Four letter words, colorful vocabulary, obscenities, foul language, profanity, swear words, cursing – whatever you call it, it comes up in an English class from time to time. There are certain words which just have to be pronounced correctly. No one should be getting the vowels wrong with wink, fork or sheet. And it goes without saying, they’ll want to know why. Not just because they feel the additional vocab could serve good purpose in the future, but to know what exactly is the pronunciation they should be avoiding.
I’ve had a couple of classes over the years where a few minutes has been dedicated to establishing the words of the common man! There was one I’ll never forget. A hand went up and the student called out ‘What does c*** mean?’. There’s bad language, then there’s bad language. I explained that it was the worst word in the world and should never be used again!
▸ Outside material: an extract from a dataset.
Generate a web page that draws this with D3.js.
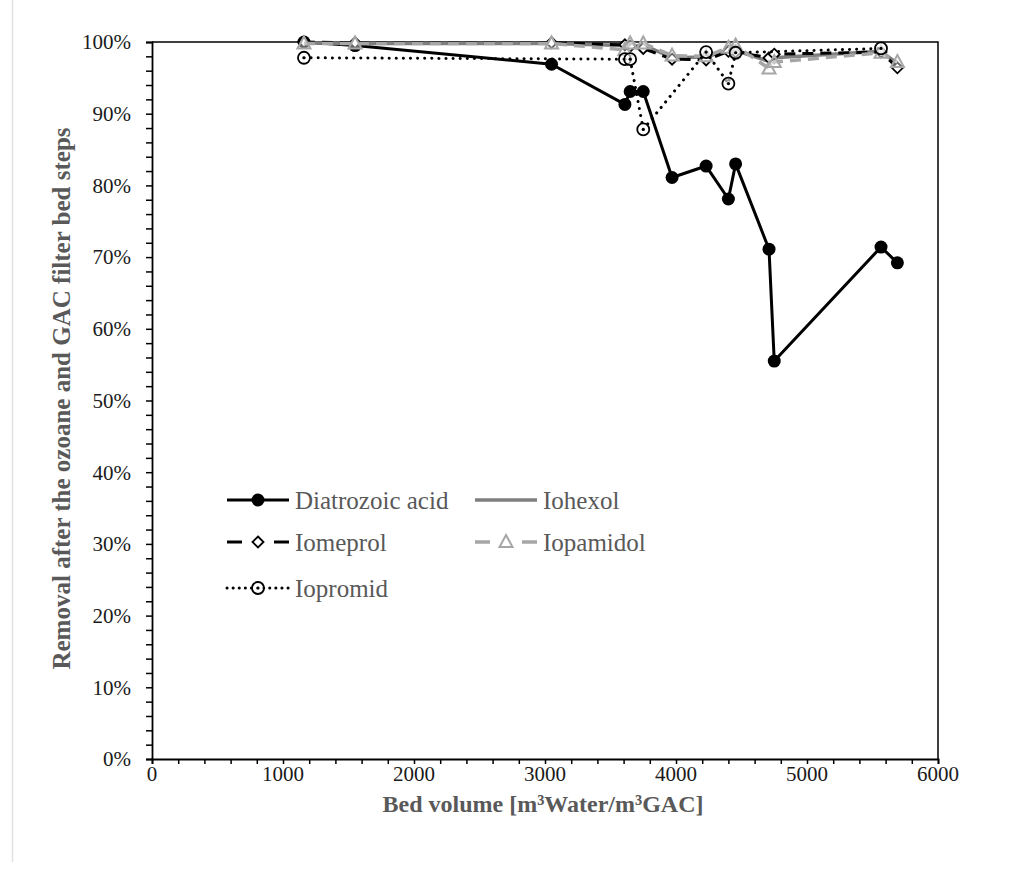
<!DOCTYPE html>
<html>
<head>
<meta charset="utf-8">
<script src="https://cdn.jsdelivr.net/npm/d3@7"></script>
<style>
  body { margin: 0; background: #fff; }
  svg text { font-family: "Liberation Serif", "DejaVu Serif", serif; }
</style>
</head>
<body>
<svg id="chart" width="1022" height="877"></svg>
<script>
// bed volume of each sample
const bedVolume = [1160, 1550, 3050, 3610, 3650, 3750, 3970, 4230, 4400, 4455, 4710, 4750, 5565, 5690];

// removal in %, null where the series has no sample
const diatrozoic = [100, 99.5, 96.9, 91.3, 93.1, 93.1, 81.1, 82.7, 78.1, 83.0, 71.1, 55.5, 71.4, 69.2];
const iohexol    = [99.9, 99.8, 99.8, 99.5, 99.3, 99.6, 97.8, 97.9, 98.9, 98.8, 97.3, 97.8, 98.7, 97.0];
const iomeprol   = [100, 99.9, 99.9, 99.6, 99.4, 99.1, 97.6, 97.5, 98.7, 98.6, 97.8, 98.3, 98.6, 96.4];
const iopamidol  = [99.8, 99.8, 99.8, 98.9, 99.8, 99.8, 98.1, 98.0, 99.2, 99.5, 96.3, 97.2, 98.5, 97.2];
const iopromid   = [97.8, null, null, 97.6, 97.6, 87.8, null, 98.6, 94.2, 98.5, null, null, 99.1, null];

const yTicks = [0, 10, 20, 30, 40, 50, 60, 70, 80, 90, 100];
const xTicks = [0, 1000, 2000, 3000, 4000, 5000, 6000];

const series = [
  { name: 'Diatrozoic acid', values: diatrozoic, color: '#000', width: 3, dash: null, marker: 'dot' },
  { name: 'Iohexol', values: iohexol, color: '#7f7f7f', width: 3.5, dash: null, marker: null },
  { name: 'Iomeprol', values: iomeprol, color: '#000', width: 3, dash: '11,7', marker: 'diamond' },
  { name: 'Iopamidol', values: iopamidol, color: '#a6a6a6', width: 3.5, dash: '11,7', marker: 'triangle' },
  { name: 'Iopromid', values: iopromid, color: '#000', width: 3, dash: '0.1,7', marker: 'ring' }
];

const svg = d3.select('#chart');
const margin = { top: 42, right: 84, bottom: 118, left: 152 };
const width = +svg.attr('width');
const height = +svg.attr('height');
const innerWidth = width - margin.left - margin.right;
const innerHeight = height - margin.top - margin.bottom;

// faint page border like the scanned figure
svg.append('line').attr('x1', 12.5).attr('x2', 12.5).attr('y1', 0).attr('y2', 862)
  .attr('stroke', '#e2e2e2').attr('stroke-width', 1.5);

const xScale = d3.scaleLinear().domain([0, 6000]).range([0, innerWidth]);
const yScale = d3.scaleLinear().domain([0, 100]).range([innerHeight, 0]);

const g = svg.append('g').attr('transform', `translate(${margin.left}, ${margin.top})`);

// frame (top and right)
g.append('path')
  .attr('d', `M0,0H${innerWidth}V${innerHeight}`)
  .attr('fill', 'none').attr('stroke', '#000').attr('stroke-width', 1.5);

// minor ticks
const yAxis = g.append('g')
  .call(d3.axisLeft(yScale).tickValues(d3.range(0, 101, 2)).tickSize(6).tickFormat(''));
yAxis.selectAll('text').remove();
const xAxis = g.append('g').attr('transform', `translate(0, ${innerHeight})`)
  .call(d3.axisBottom(xScale).tickValues(d3.range(0, 6001, 200)).tickSize(5).tickFormat(''));
xAxis.selectAll('text').remove();
[yAxis, xAxis].forEach(a => {
  a.select('.domain').attr('stroke-width', 1.8).attr('stroke', '#000');
  a.selectAll('.tick line').attr('stroke-width', 1.5).attr('stroke', '#000');
});

// tick labels
g.append('g').selectAll('text').data(yTicks).enter().append('text')
  .attr('x', -21).attr('y', d => yScale(d)).attr('dy', '0.35em')
  .attr('text-anchor', 'end').attr('font-size', 21).attr('fill', '#1a1a1a')
  .text(d => d + '%');
g.append('g').selectAll('text').data(xTicks).enter().append('text')
  .attr('x', d => xScale(d)).attr('y', innerHeight + 22)
  .attr('text-anchor', 'middle').attr('font-size', 21).attr('fill', '#1a1a1a')
  .text(d => d);

// axis titles
svg.append('text')
  .attr('x', margin.left + innerWidth / 2 - 2).attr('y', 812)
  .attr('text-anchor', 'middle').attr('font-size', 24).attr('font-weight', 'bold').attr('fill', '#595959')
  .text('Bed volume [m³Water/m³GAC]');
svg.append('text')
  .attr('transform', `translate(70, ${margin.top + innerHeight / 2 - 2}) rotate(-90)`)
  .attr('text-anchor', 'middle').attr('font-size', 25).attr('font-weight', 'bold').attr('fill', '#595959')
  .text('Removal after the ozoane and GAC filter bed steps');

function drawMarker(sel, type, color) {
  if (type === 'dot') {
    sel.append('circle').attr('r', 6.5).attr('fill', '#000');
  } else if (type === 'diamond') {
    sel.append('path').attr('d', 'M0,-5.5L5.5,0L0,5.5L-5.5,0Z')
      .attr('fill', '#fff').attr('stroke', '#000').attr('stroke-width', 1.8);
  } else if (type === 'triangle') {
    sel.append('path').attr('d', 'M0,-7L6.5,5L-6.5,5Z')
      .attr('fill', '#fff').attr('fill-opacity', 0.4).attr('stroke', color).attr('stroke-width', 2);
  } else if (type === 'ring') {
    sel.append('circle').attr('r', 6).attr('fill', '#fff').attr('fill-opacity', 0.6)
      .attr('stroke', '#000').attr('stroke-width', 1.8);
    sel.append('circle').attr('r', 1.6).attr('fill', '#000');
  }
}

const line = d3.line()
  .x(d => xScale(d[0])).y(d => yScale(d[1]));

series.forEach(s => {
  const pts = bedVolume.map((x, i) => [x, s.values[i]]).filter(d => d[1] !== null);
  g.append('path').datum(pts)
    .attr('d', line)
    .attr('fill', 'none').attr('stroke', s.color).attr('stroke-width', s.width)
    .attr('stroke-dasharray', s.dash).attr('stroke-linecap', s.marker === 'ring' ? 'round' : 'butt')
    .attr('stroke-linejoin', 'round');
  if (s.marker) {
    g.append('g').selectAll('g').data(pts).enter().append('g')
      .attr('transform', d => `translate(${xScale(d[0])}, ${yScale(d[1])})`)
      .each(function() { drawMarker(d3.select(this), s.marker, s.color); });
  }
});

// legend
const legendPos = [[227, 500], [475, 500], [227, 542], [475, 542], [227, 588]];
series.forEach((s, i) => {
  const [lx, ly] = legendPos[i];
  const lg = svg.append('g').attr('transform', `translate(${lx}, ${ly})`);
  lg.append('line').attr('x1', 0).attr('x2', 62).attr('y1', 0).attr('y2', 0)
    .attr('stroke', s.color).attr('stroke-width', s.width)
    .attr('stroke-dasharray', s.dash ? (s.marker === 'ring' ? '0.1,6' : '15,32') : null)
    .attr('stroke-linecap', s.marker === 'ring' ? 'round' : 'butt');
  if (s.marker) {
    const m = lg.append('g').attr('transform', 'translate(31, 0)');
    drawMarker(m, s.marker, s.color);
  }
  lg.append('text').attr('x', 68).attr('y', 0).attr('dy', '0.35em')
    .attr('font-size', 25).attr('fill', '#595959').text(s.name);
});
</script>
</body>
</html>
I have discovered I’m not alone in that summary of the C word….
My eight-year-old son, Joel, comes into my office to ask if there’s a worse swearword than fuck. “No,” I say. There’s a silence. “You’re lying,” he says. “There’s none worse than fuck,” I say. Joel narrows his eyes. “I know you’re lying,” he says. He leaves the room.
On Saturday I take Joel to Chessington World of Adventures. What a crappy theme park! None the less, we have a wonderful day together. “You’re a great dad!” Joel says as we drive home. “And you’re a great son!” I reply with a magical twinkle. We smile lovingly at each other.
“There is a worse swearword than fuck, isn’t there?” says Joel. “Yes, there is!” I say, still with a magical twinkle. “What is it?” asks Joel. “It’s c…” I begin. I stop. “Uh,” I say. “Tell me,” says Joel. “I swear this is just for me. I’ll never use it. I just need to know. I will never use it on anyone. I swear. Just tell me.”
I feel clammy and hemmed in. “And you won’t tell Mum we had this conversation?” I say. “I promise,” says Joel. “Mum will never know.”